The Coalition are in the process of dismantling HE and making it the preserve of the middle classes and the privately educated as well as damaging, perhaps irrevocably, the UK's research base. Willetts needs to be questioned about this, not given the opportunity to run away from engagement.

nineteensixtyseven's picture

Oh get over yourself, Nelson. As if anyone would be talking about Willetts and the White Paper again today if a handful of academics meekly asked a few unanswered questions in a lecture. The legislation has passed, his mind is made up; shutting him down and launching an occupation ahead of the strikes next week is a much more effective way to challenge Willetts and the government.

Dave's picture

We no longer need to listen to the likes of Willets. A bought minion of corporatism does not deserve to be listened to.

He had no intention of listening to his audience or changing policy. If they won't listen to us we will not listen to them.

It's time for democracy.

Benedict's picture

Capitalist politics is infintely more 'totalitarian' and violates the 'founding principles' of democracy; this protest highlights the farcical nature of engaging in debate. 'Painful' things may have been heard, but it would not have made a jot of difference to history, except to the individuals involved who may have felt a bit wounded or relieved at their involvement. http://www.diykitchenremodeling.net/

Keir's picture

'However, the disturbance of one of the few opportunities to tackle Willetts directly is deeply disappointing.'

So he fixed it himself?

Ben Etherington's picture

@Alex

It is not my piece. Thanks for the insult though - a great service to this discussion.

Alex Baldwin's picture

@Ben

So it's someone else's piece and you thought it was worth sharing?

Cheer up.
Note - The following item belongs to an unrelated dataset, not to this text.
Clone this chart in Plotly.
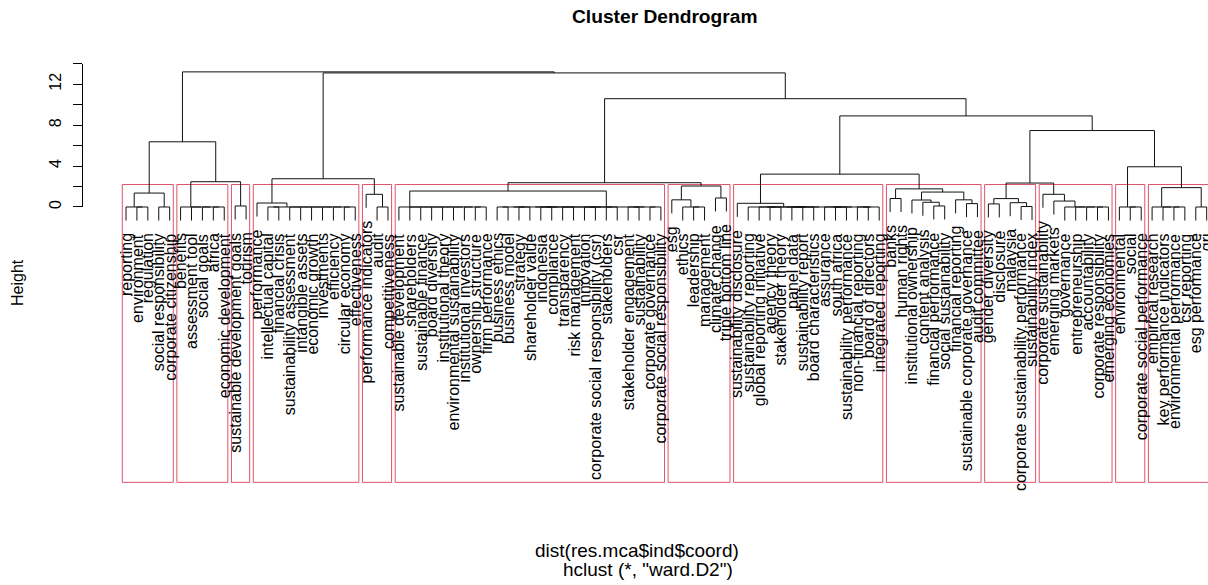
import plotly.graph_objects as go

# ---------------- data ----------------
labels = [
    "reporting", "environment", "regulation", "social responsibility", "corporate citizenship",
    "benefits", "assessment tool", "social goals", "africa", "economic development",
    "sustainable development goals", "tourism",
    "performance", "intellectual capital", "financial crisis", "sustainability assessment",
    "intangible assets", "economic growth", "investments", "efficiency", "circular economy",
    "effectiveness",
    "performance indicators", "audit", "competitiveness",
    "sustainable development", "shareholders", "sustainable finance", "board diversity",
    "institutional theory", "environmental sustainability", "institutional investors",
    "ownership structure", "firm performance", "business ethics", "business model", "strategy",
    "shareholder value", "indonesia", "compliance", "transparency", "risk management",
    "innovation", "corporate social responsibility (csr)", "stakeholders", "csr",
    "stakeholder engagement", "sustainability", "corporate governance",
    "corporate social responsibility",
    "esg", "ethics", "leadership", "management", "climate change", "triple bottom line",
    "sustainability disclosure", "sustainability reporting", "global reporting initiative",
    "agency theory", "stakeholder theory", "panel data", "sustainability report",
    "board characteristics", "assurance", "south africa", "sustainability performance",
    "non-financial reporting", "board of directors", "integrated reporting",
    "banks", "human rights", "institutional ownership", "content analysis",
    "financial performance", "social sustainability", "financial reporting",
    "sustainable corporate governance", "audit committee",
    "gender diversity", "disclosure", "malaysia", "corporate sustainability performance",
    "sustainability index",
    "corporate sustainability", "emerging markets", "governance", "entrepreneurship",
    "accountability", "corporate responsibility", "emerging economies",
    "environmental", "social", "corporate social performance",
    "empirical research", "key performance indicators", "environmental performance",
    "csr reporting", "esg performance", "gri",
]

# merges: [height, left, right]; integers are leaf positions (left to right)
c1 = [1.36, [0.0, 0, [0.0, 1, 2]], [0.0, 3, 4]]
c2 = [0.0, 5, [0.0, 6, [0.0, 7, [0.0, 8, 9]]]]
c3 = [0.1, 10, 11]
c4 = [0.39, 12, [0.0, [0.0, 13, 14], [0.0, 15, [0.0, 16, [0.0, 17, [0.0, 18, [0.0, 19, [0.0, 20, 21]]]]]]]]
c5 = [1.24, 22, [0.0, 23, 24]]
c6 = [1.56,
      [0.0, 25, [0.0, 26, [0.0, 27, [0.0, 28, [0.0, 29, [0.0, 30, [0.0, 31, [0.0, 32, 33]]]]]]]],
      [0.0,
       [0.0, [0.0, [0.0, [0.0, 34, 35], [0.0, 36, 37]], [0.0, [0.0, 38, 39], [0.0, 40, 41]]],
        [0.0, [0.0, 42, 43], [0.0, 44, 45]]],
       [0.0, [0.0, 46, 47], [0.0, 48, 49]]]]
c7 = [2.05, [0.7, 50, [0.0, 51, [0.0, 52, 53]]], [0.88, 54, 55]]
c8 = [0.36, 56, [0.0, 57, [0.0, [0.0, [0.0, 58, [0.0, 59, 60]], [0.0, [0.0, 61, 62], 63]],
                               [0.0, [0.0, 64, [0.0, 65, 66]], [0.0, [0.0, 67, 68], 69]]]]]
c9 = [1.77, [0.83, 70, 71], [1.46, [0.68, 72, [0.46, 73, [0.1, 74, 75]]], [0.7, 76, [0.33, 77, 78]]]]
c10 = [0.82, [0.3, 79, 80], [0.42, 81, [0.05, 82, 83]]]
c11 = [1.24, 84, [0.58, 85, [0.0, 86, [0.0, 87, [0.0, 88, [0.0, 89, 90]]]]]]
c12 = [0.0, 91, [0.0, 92, 93]]
c13 = [1.89, [0.0, 94, [0.0, 95, [0.0, 96, 97]]], [0.0, 98, 99]]
clusters = [c1, c2, c3, c4, c5, c6, c7, c8, c9, c10, c11, c12, c13]

tree = [13.2,
        [6.37, c1, [2.47, c2, c3]],
        [13.1,
         [2.76, c4, c5],
         [10.58,
          [2.37, c6, c7],
          [8.9,
           [3.21, c8, c9],
           [7.47, [2.34, c10, c11], [3.93, c12, c13]]]]]]

k_clusters = 13
y_ticks = [0, 2, 4, 6, 8, 10, 12, 14]
y_tick_text = ["0", "", "4", "", "8", "", "12", ""]

title = "Cluster Dendrogram"
x_label = "dist(res.mca$ind$coord)"
sub_label = 'hclust (*, "ward.D2")'
y_label = "Height"

# ---------------- layout constants ----------------
W, H = 1208, 585
LEAF0_PX, LEAF_DX = 126.0, 10.916
ZERO_PX, PX_PER_UNIT = 207.7, 10.27
BOTTOM_PX = 484.0
AXIS_X_PX = 82.0
FONT = "Liberation Sans, Arial, Helvetica, sans-serif"

x_range = [1 - LEAF0_PX / LEAF_DX, 1 + (W - LEAF0_PX) / LEAF_DX]
y_range = [(ZERO_PX - H) / PX_PER_UNIT, ZERO_PX / PX_PER_UNIT]
y_usr_bottom = (ZERO_PX - BOTTOM_PX) / PX_PER_UNIT


def all_heights(node, out):
    if isinstance(node, int):
        return out
    out.append(node[0])
    all_heights(node[1], out)
    all_heights(node[2], out)
    return out


def leaves(node):
    if isinstance(node, int):
        return [node]
    return leaves(node[1]) + leaves(node[2])


heights = sorted(all_heights(tree, []), reverse=True)
hang = 0.1 * (max(heights) - min(heights))

seg_x, seg_y = [], []
leaf_end = {}


def walk(node):
    if isinstance(node, int):
        return node + 1, None
    h, a, b = node
    xa, ha = walk(a)
    xb, hb = walk(b)
    if ha is None:
        ha = h - hang
        leaf_end[a] = ha
    if hb is None:
        hb = h - hang
        leaf_end[b] = hb
    seg_x.extend([xa, xa, xb, xb, None])
    seg_y.extend([ha, h, h, hb, None])
    return (xa + xb) / 2.0, h


walk(tree)

fig = go.Figure()
fig.add_trace(go.Scatter(x=seg_x, y=seg_y, mode="lines",
                         line=dict(color="#111111", width=1),
                         hoverinfo="skip", showlegend=False))

# rect.hclust boxes
cut = (heights[k_clusters - 2] + heights[k_clusters - 1]) / 2.0
m = 0
shapes = []
for c in clusters:
    n = len(leaves(c))
    shapes.append(dict(type="rect", xref="x", yref="y",
                       x0=m + 0.66, x1=m + n + 0.33, y0=y_usr_bottom, y1=cut,
                       line=dict(color="#DF536B", width=1), fillcolor="rgba(0,0,0,0)",
                       layer="below"))
    m += n

annotations = []
for i, lab in enumerate(labels):
    annotations.append(dict(x=i + 1, y=leaf_end[i], xref="x", yref="y", text=lab,
                            showarrow=False, textangle=-90, xanchor="center",
                            yanchor="top", yshift=-11,
                            font=dict(family=FONT, size=16, color="black")))


def paper(px, py):
    return px / W, 1 - py / H


tx, ty = paper(665, 17)
annotations.append(dict(x=tx, y=ty, xref="paper", yref="paper", text="<b>%s</b>" % title,
                        showarrow=False, xanchor="center", yanchor="middle",
                        font=dict(family=FONT, size=19.2, color="black")))
tx, ty = paper(637, 552)
annotations.append(dict(x=tx, y=ty, xref="paper", yref="paper", text=x_label,
                        showarrow=False, xanchor="center", yanchor="middle",
                        font=dict(family=FONT, size=19, color="black")))
tx, ty = paper(648, 571)
annotations.append(dict(x=tx, y=ty, xref="paper", yref="paper", text=sub_label,
                        showarrow=False, xanchor="center", yanchor="middle",
                        font=dict(family=FONT, size=19, color="black")))
tx, ty = paper(17, 284)
annotations.append(dict(x=tx, y=ty, xref="paper", yref="paper", text=y_label,
                        showarrow=False, xanchor="center", yanchor="middle", textangle=-90,
                        font=dict(family=FONT, size=16, color="black")))

# y axis (0..14) as its own axis
fig.add_trace(go.Scatter(x=[0], y=[0], xaxis="x2", yaxis="y2", mode="markers",
                         marker=dict(opacity=0), hoverinfo="skip", showlegend=False))

fig.update_layout(
    width=W, height=H, autosize=False,
    margin=dict(l=0, r=0, t=0, b=0, pad=0),
    paper_bgcolor="white", plot_bgcolor="rgba(0,0,0,0)",
    xaxis=dict(range=x_range, visible=False, domain=[0, 1]),
    yaxis=dict(range=y_range, visible=False, domain=[0, 1]),
    xaxis2=dict(domain=[0, 0.02], anchor="y2", visible=False, range=[-1, 1]),
    yaxis2=dict(domain=[1 - ZERO_PX / H, 1 - (ZERO_PX - 14 * PX_PER_UNIT) / H],
                range=[0, 14], anchor="free", position=AXIS_X_PX / W, side="left",
                showline=True, linecolor="black", linewidth=1,
                ticks="outside", ticklen=9, tickwidth=1, tickcolor="black",
                tickvals=y_ticks, ticktext=y_tick_text, tickangle=-90,
                ticklabelstandoff=6,
                tickfont=dict(family=FONT, size=16, color="black"),
                showgrid=False, zeroline=False),
    shapes=shapes,
    annotations=annotations,
    showlegend=False,
)

fig.write_html("out.html", config={"displayModeBar": False},
               post_script="document.body.style.margin='0';document.body.style.overflow='hidden';")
If you didn't write it then you weren't insulted.

Personally, I don't think "time for democracy" means "time to put an end to debate".

Lawrence Dunn's picture

Hi there,

Thanks for citing my article. Yes, I sympathise with Simon Goldhill - and I too did want to ask some awkward questions. Nevertheless, I think the action (I wasn't privy to organising meetings) sent a more powerful message. Some awkward questions put to David Willetts, no matter how well worded, do not amount to a news story.

The other key point to make is that the situation is seriously backwards--who's denying democracy here? I don't remember any Tories (Willetts or anyone else) coming to speak to students after their protests. This meeting, if we're going to talk about democracy and free expression, should have happened this time last year.

In any case the occupations that are now being established, building towards Nov 30th are important, and whatever people's opinions are about the Willetts intervention, its important we get together and not allow ourselves to be divided.

That's what I believe and I hope you and other readers here agree.

Alex Baldwin's picture

"whatever people's opinions are about the Willetts intervention, its important we get together and not allow ourselves to be divided"

What kind of message is this supposed to send? "Shut up and agree with us already?"

Alex Baldwin's picture

@Lawrence

"Some awkward questions put to David Willetts, no matter how well worded, do not amount to a news story."

If all you wanted was a news story why not hit him in the face with a pie? That worked so well the last time it was done. The focus should be on the uncoerced force of the better argument.

swatantra's picture

The Student's Revolt managed to herald the demise of the Lib Dem Party last time round. If the Students use their power more sensibly they could even bring down the Coalition.

Euan McArthur's picture

We are talking about an event here that amounts to nothing more than a talking-shop, a sop to those eejits that still hold illusions about democratic debate within the confines of our society. Aside from the fact that these policies are already being implemented, does the fact that Labour, the Liberals, and the Conservatives, all strongly neoliberal parties, disavowed tuition fees and then reneged on that policy not offer some proof that the irresistable logic of capital (all three claim it is 'inevitable' in an elliptical manner) may hold greater sway over a minister than a bunch of students packed into a hall with 'opinions'? Capitalist politics is infintely more 'totalitarian' and violates the 'founding principles' of democracy; this protest highlights the farcical nature of engaging in debate. 'Painful' things may have been heard, but it would not have made a jot of difference to history, except to the individuals involved who may have felt a bit wounded or relieved at their involvement. Do Willett's personal characteristics entail that he will do anything different in the job to another Conservative minister, or a Labour one, or a Liberal one? No.

TC's picture

We don't have to listen to anyone who isn't listening to us. Willets doesn't deserve anyone's respect as a debater at this point. Consensus processes have shown themselves to be masks for authoritarian railroading.

The period for debate is over, the only question now is this: which side are you on? The lines are drawn increasingly clearly.